■ **Written task**
Skip all pictures. Write out the data below from its first line through the line that contains "0.388, 0.478, 0.480]".
--- start of Raw data ---
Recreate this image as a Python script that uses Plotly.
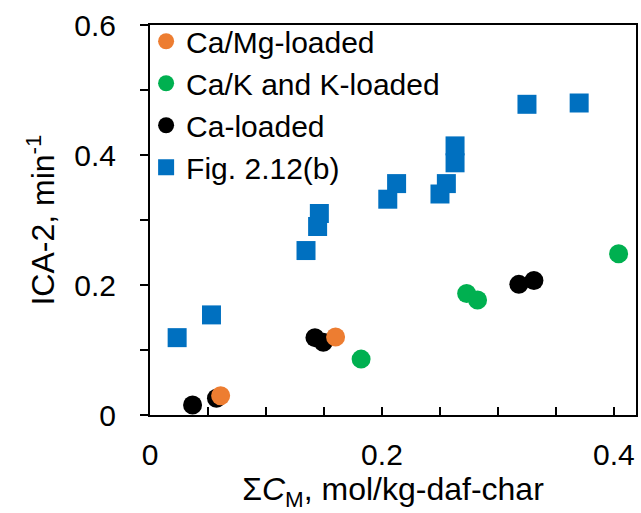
import plotly.graph_objects as go

# Fig. 2.12(b) reference series
fig_x = [0.0234, 0.053, 0.1345, 0.1445, 0.146, 0.205, 0.2126, 0.250, 0.2555, 0.263, 0.263, 0.325, 0.370]
fig_y = [0.119, 0.154, 0.253, 0.290, 0.310, 0.332, 0.356, 0.340, 0.356, 0.414, 0.388, 0.478, 0.480]

# Ca-loaded
ca_x = [0.0367, 0.0573, 0.1422, 0.1494, 0.318, 0.331]
ca_y = [0.0154, 0.0257, 0.119, 0.112, 0.201, 0.207]

# Ca/K and K-loaded
cak_x = [0.182, 0.273, 0.2824, 0.404]
cak_y = [0.086, 0.187, 0.177, 0.248]

# Ca/Mg-loaded
camg_x = [0.0609, 0.160]
camg_y = [0.0297, 0.120]

FONT = "Liberation Sans, Arial, sans-serif"
FS_TICK = 30
FS_TITLE = 32
FS_LEG = 30

fig = go.Figure()
fig.add_trace(go.Scatter(x=fig_x, y=fig_y, mode="markers", name="Fig. 2.12(b)",
                         legendrank=4,
                         marker=dict(symbol="square", size=19, color="#0070C0")))
fig.add_trace(go.Scatter(x=ca_x, y=ca_y, mode="markers", name="Ca-loaded",
                         legendrank=3,
                         marker=dict(symbol="circle", size=19, color="#000000")))
fig.add_trace(go.Scatter(x=cak_x, y=cak_y, mode="markers", name="Ca/K and K-loaded",
                         legendrank=2,
                         marker=dict(symbol="circle", size=19, color="#00B050")))
fig.add_trace(go.Scatter(x=camg_x, y=camg_y, mode="markers", name="Ca/Mg-loaded",
                         legendrank=1,
                         marker=dict(symbol="circle", size=19, color="#ED7D31")))

fig.update_layout(
    width=641, height=513,
    margin=dict(l=150, r=3, t=25, b=98),
    paper_bgcolor="white", plot_bgcolor="white",
    font=dict(family=FONT, size=FS_TICK, color="#000000"),
    showlegend=True,
    legend=dict(x=-0.008, y=1.025, xanchor="left", yanchor="top",
                traceorder="normal",
                bgcolor="rgba(0,0,0,0)", font=dict(size=FS_LEG),
                itemsizing="trace"),
)
fig.update_xaxes(
    range=[0, 0.419], showgrid=False, zeroline=False,
    showline=True, linecolor="black", linewidth=2, mirror=True,
    tickvals=[0, 0.2, 0.4], ticktext=["0", "0.2", "0.4"],
    ticks="inside", ticklen=8, tickwidth=2, tickcolor="black",
    minor=dict(dtick=0.05, ticks="inside", ticklen=8, tickwidth=2, tickcolor="black"),
    ticklabelstandoff=12,
    title=dict(text="Σ<i>C</i><sub>M</sub>, mol/kg-daf-char", font=dict(size=FS_TITLE), standoff=6),
)
fig.update_yaxes(
    range=[0, 0.6], showgrid=False, zeroline=False,
    showline=True, linecolor="black", linewidth=2, mirror=True,
    tickvals=[0, 0.2, 0.4, 0.6], ticktext=["0", "0.2", "0.4", "0.6"],
    ticks="outside", ticklen=8, tickwidth=2, tickcolor="black",
    minor=dict(dtick=0.1, ticks="outside", ticklen=8, tickwidth=2, tickcolor="black"),
    ticklabelstandoff=18,
    title=dict(text="ICA-2, min<sup>-1</sup>", font=dict(size=FS_TITLE), standoff=10),
)

fig.write_html("out.html")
--- end of Raw data ---
■ **Solution for this exercise**
Recreate this image as a Python script that uses Plotly.
import plotly.graph_objects as go

# Fig. 2.12(b) reference series
fig_x = [0.0234, 0.053, 0.1345, 0.1445, 0.146, 0.205, 0.2126, 0.250, 0.2555, 0.263, 0.263, 0.325, 0.370]
fig_y = [0.119, 0.154, 0.253, 0.290, 0.310, 0.332, 0.356, 0.340, 0.356, 0.414, 0.388, 0.478, 0.480]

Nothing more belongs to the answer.